Sadaf Khadem, the first female Iranian boxer to win an overseas fight, intends to stay in France, where she fought last weekend, after an arrest warrant was issued by her country.
Sadaf Khadem beat the French boxer Anne Chauvin in an amateur bout on Saturday.
She had planned to fly to Tehran with her French-Iranian trainer this week.
Khadem was quoted by a sports newspaper as saying she believed she was accused of violating Iran’s compulsory dress code by boxing in a vest and shorts.
Iranian officials have not commented, but the head of Iran’s boxing federation denied that Khadem would be arrested if she came home.
“Ms Khadem is not a member of [Iran’s] organised athletes for boxing, and from the boxing federation’s perspective all her activities are personal,” Hossein Soori was quoted as saying by an Iranian news agency.
Khadem fought in a green vest and red shorts with a white waistband – the colours of Iran’s national flag – in Saturday’s bout in the western French town of Royan.
The 24-year-old had to fight abroad as, despite having the blessing of Iranian sporting authorities, it proved too complicated to fulfil their requirement that the bout be refereed and judged by women.
Khadem had been expecting a hero’s welcome when she returned to Iran.
But while she travelled to Paris’s Charles de Gaulle airport with her trainer Mahyar Monshipour – an Iranian-born former World Boxing Association champion who also serves as an adviser to the French sports minister – she said they were told that warrants had been issued for their arrest.
“I was fighting in a legally approved match, in France.
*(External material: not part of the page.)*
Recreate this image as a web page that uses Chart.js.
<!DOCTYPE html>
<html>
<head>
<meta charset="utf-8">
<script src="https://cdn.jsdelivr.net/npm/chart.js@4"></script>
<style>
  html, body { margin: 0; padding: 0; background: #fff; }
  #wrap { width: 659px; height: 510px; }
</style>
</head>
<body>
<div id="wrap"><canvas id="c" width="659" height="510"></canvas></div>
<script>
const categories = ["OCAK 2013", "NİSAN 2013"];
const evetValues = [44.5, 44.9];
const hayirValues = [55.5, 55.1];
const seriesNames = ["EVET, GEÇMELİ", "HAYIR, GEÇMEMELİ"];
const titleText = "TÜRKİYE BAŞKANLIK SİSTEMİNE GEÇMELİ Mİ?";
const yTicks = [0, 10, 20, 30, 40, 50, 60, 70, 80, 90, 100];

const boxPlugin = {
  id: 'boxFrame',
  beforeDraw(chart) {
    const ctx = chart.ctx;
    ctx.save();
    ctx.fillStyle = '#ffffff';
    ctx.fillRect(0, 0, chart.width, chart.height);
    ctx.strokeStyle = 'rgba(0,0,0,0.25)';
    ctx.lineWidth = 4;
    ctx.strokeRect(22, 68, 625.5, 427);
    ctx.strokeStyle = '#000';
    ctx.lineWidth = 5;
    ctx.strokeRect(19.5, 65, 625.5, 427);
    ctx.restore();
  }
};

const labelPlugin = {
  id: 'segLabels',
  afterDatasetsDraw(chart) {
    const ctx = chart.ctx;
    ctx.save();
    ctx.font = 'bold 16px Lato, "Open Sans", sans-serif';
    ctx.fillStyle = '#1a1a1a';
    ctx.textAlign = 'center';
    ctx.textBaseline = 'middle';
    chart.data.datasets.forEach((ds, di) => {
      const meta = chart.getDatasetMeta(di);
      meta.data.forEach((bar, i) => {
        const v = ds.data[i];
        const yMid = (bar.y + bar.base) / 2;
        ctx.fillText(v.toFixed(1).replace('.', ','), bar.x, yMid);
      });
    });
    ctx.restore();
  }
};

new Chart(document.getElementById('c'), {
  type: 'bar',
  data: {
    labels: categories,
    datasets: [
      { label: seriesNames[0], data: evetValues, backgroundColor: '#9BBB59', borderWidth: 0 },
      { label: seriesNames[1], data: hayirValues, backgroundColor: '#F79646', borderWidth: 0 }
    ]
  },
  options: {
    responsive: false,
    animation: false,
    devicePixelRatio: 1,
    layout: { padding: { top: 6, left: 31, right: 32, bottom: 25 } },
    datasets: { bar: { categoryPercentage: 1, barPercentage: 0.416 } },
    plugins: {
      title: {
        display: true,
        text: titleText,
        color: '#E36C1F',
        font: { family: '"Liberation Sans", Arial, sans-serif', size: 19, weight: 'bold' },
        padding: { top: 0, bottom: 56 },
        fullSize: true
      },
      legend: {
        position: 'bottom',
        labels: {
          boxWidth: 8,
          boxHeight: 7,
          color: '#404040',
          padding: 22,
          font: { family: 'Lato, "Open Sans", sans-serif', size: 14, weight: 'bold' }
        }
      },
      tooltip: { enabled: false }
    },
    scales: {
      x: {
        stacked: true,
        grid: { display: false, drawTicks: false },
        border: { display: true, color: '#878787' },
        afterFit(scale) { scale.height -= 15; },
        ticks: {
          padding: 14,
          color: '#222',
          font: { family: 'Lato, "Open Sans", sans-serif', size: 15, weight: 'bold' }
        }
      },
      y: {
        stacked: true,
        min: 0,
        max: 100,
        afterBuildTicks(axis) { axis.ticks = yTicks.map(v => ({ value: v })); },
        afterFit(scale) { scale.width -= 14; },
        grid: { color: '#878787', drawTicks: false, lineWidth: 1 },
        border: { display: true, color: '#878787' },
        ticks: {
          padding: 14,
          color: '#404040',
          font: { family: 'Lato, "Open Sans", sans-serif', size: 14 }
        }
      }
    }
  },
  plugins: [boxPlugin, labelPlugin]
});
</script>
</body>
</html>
But as I was wearing shorts and a T-shirt, which is completely normal in the eyes of the entire world, I confounded the rules of my country,” she told the L’Equipe newspaper.
“I wasn’t wearing a hijab, I was coached by a man – some people take a dim view of this.”
A spokesman for the Iranian embassy in Paris told Reuters news agency on Wednesday that he could not comment on whether Khadem faced arrest in Iran or on her decision not to return to Iran.
Under Iranian law, women and girls as young as nine years old who are seen in public without a headscarf can be punished with a prison sentence of between 10 days and two months, or a cash fine.
Iranian sportswomen are required to cover their hair, neck, arms and legs when competing.
Until recently, Khadem would not have been permitted to take part in an official boxing match wearing a hijab or a full body form fitting uniform for religious regions. But the International Boxing Association (AIBA), amateur boxing’s governing body, changed its uniform rules at the end of February.